For those of you who have not been an election judge before, allow me to summarize: It's a 16 to 20 hour day, you usually cannot leave the poll the entire day. You are paid, but not terribly much. You do get to meet all
your neighbors. You will be expected to be able to resolve any complaints immediately, and without fear or favor to any party. You will face all sorts of problems that will not be covered in the judge's manual. (Not even the Chief Judge's!) By the end of the day you will be exhausted, regardless of how energetic you are, and that's when you have to be at your most mentallly alert to certify the vote count.
I should confess that one of the reasons I stayed an election judge was the passage of HAVA
, because I am a life-long computer geek. Most election judges in my county (and I suspect this may be true nationwide) are older folk. Most of them are not very computer-facile, in fact most of them don't own one themselves. My county now uses the Diebold AccuVoteTS machines, and the Diebold electronic pollbooks.
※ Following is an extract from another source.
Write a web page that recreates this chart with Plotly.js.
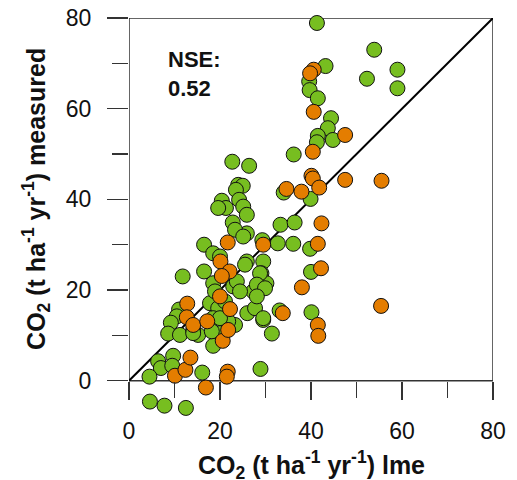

I cannot count the number of times in the last election cycle I was called on to reboot the latter, and I happen to agree with Avi Rubin's
assessment of the current state of electronic voting.
I am looking forward to this coming cycle knowing it will be one of the most tumultuous in recent memory. In the last cycle, we lost judges right and left just prior to the elections. I had to scramble to fill my slots in the days immediately before with my friends and my wife, all of whom cheerfully and willingly volunteered. They still will, which leaves me feeling just a touch of guilt for thinking about bailing. I submit to you all: Should I stay or should I go?